= Igor Ponomarev =

Russian diplomat

Igor Maratovich Ponomaryov (Игорь Маратович Пономарёв; 6 June 1965, Leningrad — 30 October 2006, London), was the Permanent Representative of the Russian Federation to the International Maritime Organization (IMO) and Chairman of the Maritime Safety Committee since 2003. He was also a Governor of the World Maritime University in Malmö, Sweden, and he served as Chairman of the Council of the International Association of Classification Societies (IACS) from 2001 to 2002.

Since 1993 Ponomarev was involved with the development of the Russian Federation's participation in IMO's activities.
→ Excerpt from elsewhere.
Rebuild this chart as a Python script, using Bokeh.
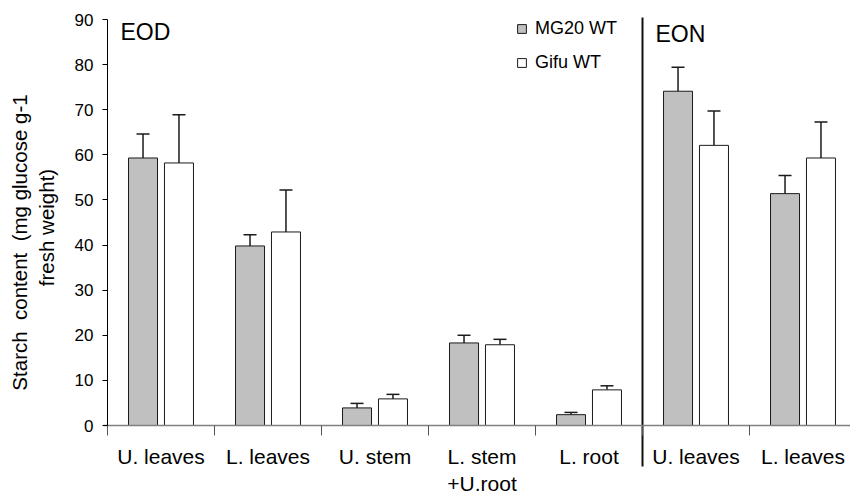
import numpy as np
from bokeh.plotting import figure
from bokeh.models import (ColumnDataSource, FixedTicker, Whisker, TeeHead, Label,
                          Legend, LegendItem, Range1d, LinearAxis)
from bokeh.embed import file_html
from bokeh.resources import INLINE

# Tissue categories (EOD: first five, EON: last two)
tissues = ["U. leaves", "L. leaves", "U. stem", "L. stem\n+U.root", "L. root",
           "U. leaves", "L. leaves"]
# Starch content, mg glucose g-1 fresh weight
mg20 = [59.3, 39.8, 3.9, 18.3, 2.4, 74.1, 51.4]
mg20_err = [5.3, 2.5, 1.0, 1.7, 0.5, 5.3, 4.0]
gifu = [58.2, 42.9, 5.9, 17.9, 7.9, 62.1, 59.3]
gifu_err = [10.7, 9.3, 1.0, 1.2, 0.9, 7.6, 8.0]
series_names = ["MG20 WT", "Gifu WT"]
period_names = ["EOD", "EON"]
period_start = [0, 5]          # group index where each period begins
y_ticks = [0, 10, 20, 30, 40, 50, 60, 70, 80, 90]
# y title; non-breaking spaces keep the wide word gaps in SVG text
y_title = ["Starch\u00a0 content\u00a0 (mg glucose g-1", "fresh weight)"]

FONT = "Liberation Sans"
W, H = 850, 497
X0_PX, Y0_PX, Y90_PX = 107, 425, 19      # screen position of the data origin / top tick
PX_PER_GROUP = 107
PX_PER_UNIT = (Y0_PX - Y90_PX) / y_ticks[-1]

# whole canvas is the plotting frame; axes are pinned at the data origin
x_lo, x_hi = -X0_PX / PX_PER_GROUP, (W - X0_PX) / PX_PER_GROUP
y_lo, y_hi = -(H - Y0_PX) / PX_PER_UNIT, Y0_PX / PX_PER_UNIT
px_x = lambda sx: (sx - X0_PX) / PX_PER_GROUP
px_y = lambda sy: (Y0_PX - sy) / PX_PER_UNIT

centers = np.arange(len(tissues)) + 0.5
off, bw = 0.168, 0.271

src_a = ColumnDataSource(dict(x=centers - off, top=mg20,
                              upper=np.array(mg20) + np.array(mg20_err)))
src_b = ColumnDataSource(dict(x=centers + off, top=gifu,
                              upper=np.array(gifu) + np.array(gifu_err)))

p = figure(width=W, height=H, output_backend="svg", toolbar_location=None,
           x_range=Range1d(x_lo, x_hi), y_range=Range1d(y_lo, y_hi),
           x_axis_location=None, y_axis_location=None,
           min_border=0, min_border_left=0, min_border_right=0,
           min_border_top=0, min_border_bottom=0)
p.outline_line_color = None
p.grid.visible = False
p.background_fill_color = "white"

r_a = p.vbar(x="x", top="top", width=bw, source=src_a, fill_color="#c0c0c0",
             line_color="#1a1a1a", line_width=1)
r_b = p.vbar(x="x", top="top", width=bw, source=src_b, fill_color="white",
             line_color="#1a1a1a", line_width=1)

for src in (src_a, src_b):
    p.add_layout(Whisker(source=src, base="x", lower="top", upper="upper",
                         lower_head=None,
                         upper_head=TeeHead(size=13, line_width=1.5, line_color="#1a1a1a"),
                         line_width=1.5, line_color="#1a1a1a"))

# x axis at y = 0: labels at group centres, group boundaries as minor ticks
xa = LinearAxis(fixed_location=0, bounds=(px_x(X0_PX - 4), x_hi))
xa.ticker = FixedTicker(ticks=list(centers), minor_ticks=list(range(len(tissues) + 1)))
xa.major_label_overrides = {float(c): t for c, t in zip(centers, tissues)}
xa.major_tick_out = 0
xa.major_tick_in = 0
xa.minor_tick_out = 10
xa.minor_tick_in = 0
xa.minor_tick_line_color = "#555555"
xa.axis_line_color = "#808080"
xa.axis_line_width = 1.5
xa.major_label_text_font = FONT
xa.major_label_text_font_size = "21px"
xa.major_label_text_color = "black"
xa.major_label_standoff = 9
p.add_layout(xa, "below")

# y axis at x = 0
ya = LinearAxis(fixed_location=0, bounds=(y_ticks[0], y_ticks[-1]))
ya.ticker = FixedTicker(ticks=y_ticks, minor_ticks=[])
ya.major_tick_out = 5
ya.major_tick_in = 0
ya.minor_tick_out = 0
ya.axis_line_color = "black"
ya.major_tick_line_color = "black"
ya.major_label_text_font = FONT
ya.major_label_text_font_size = "17px"
ya.major_label_text_color = "black"
ya.major_label_standoff = 9
p.add_layout(ya, "left")

# y-axis title in two lines
for txt, sx, sy in zip(y_title, (19, 46), (242, 227)):
    p.add_layout(Label(x=px_x(sx), y=px_y(sy), text=txt,
                       angle=np.pi / 2, text_align="center", text_baseline="middle",
                       text_font=FONT, text_font_size="20.5px", text_color="black"))

# divider between the two sampling times, running down through the tick labels
p.segment(x0=[period_start[1]], y0=[px_y(17)], x1=[period_start[1]], y1=[px_y(466)],
          line_width=2, line_color="#111111")

for name, g, ty in zip(period_names, period_start, (31, 33)):
    p.add_layout(Label(x=g + px_x(120), y=px_y(ty), text=name, text_font=FONT,
                       text_font_size="23px", text_baseline="alphabetic",
                       text_color="black"))

legend = Legend(items=[LegendItem(label=series_names[0], renderers=[r_a]),
                       LegendItem(label=series_names[1], renderers=[r_b])],
                location=(516, H - 72.5),
                glyph_width=11, glyph_height=11, label_height=20,
                label_text_font=FONT, label_text_font_size="18px",
                label_text_color="black",
                label_standoff=8, spacing=13, padding=0, margin=0,
                border_line_color=None, background_fill_alpha=0)
p.add_layout(legend)

open("out.html", "w").write(file_html(p, INLINE))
He chaired the Maritime Safety Committee Working Groups on Tanker Safety and Bulk Carrier Safety from 1999 to 2002.

From 2003 to 2005 he was Chairman of the Sub-Committee on Ship Design and Equipment. Ponomarev chaired the Technical Committee of IMO's 24th Assembly at the end of 2005. In 2005 he was elected Chairman of the Maritime Safety Committee by acclamation.

==Background==
Ponomarev graduated from St. Petersburg State Maritime Technical University as a naval architect and joined the Russian Maritime Register of Shipping in 1988, where he served first as a Senior Surveyor, then as Principal Surveyor/Co-ordinator for IMO-related activities, later as Head of the International Department and, subsequently, from 1999 to 2003, as Vice Director-General of Russian Maritime Register of Shipping.

==Death==
Mr. Ponomarev died at the age of 41 in London. He complained of thirst after a night at the opera and then collapsed. International Maritime Organization called his death "sudden". Paolo Guzzanti called the death a possible murder. Ponomarev had been set to meet with Mario Scaramella, a lawyer investigating the FSB, before he died. Scaramella also met with ex-FSB agent Alexander Litvinenko, who was poisoned two days after Ponomarev's death.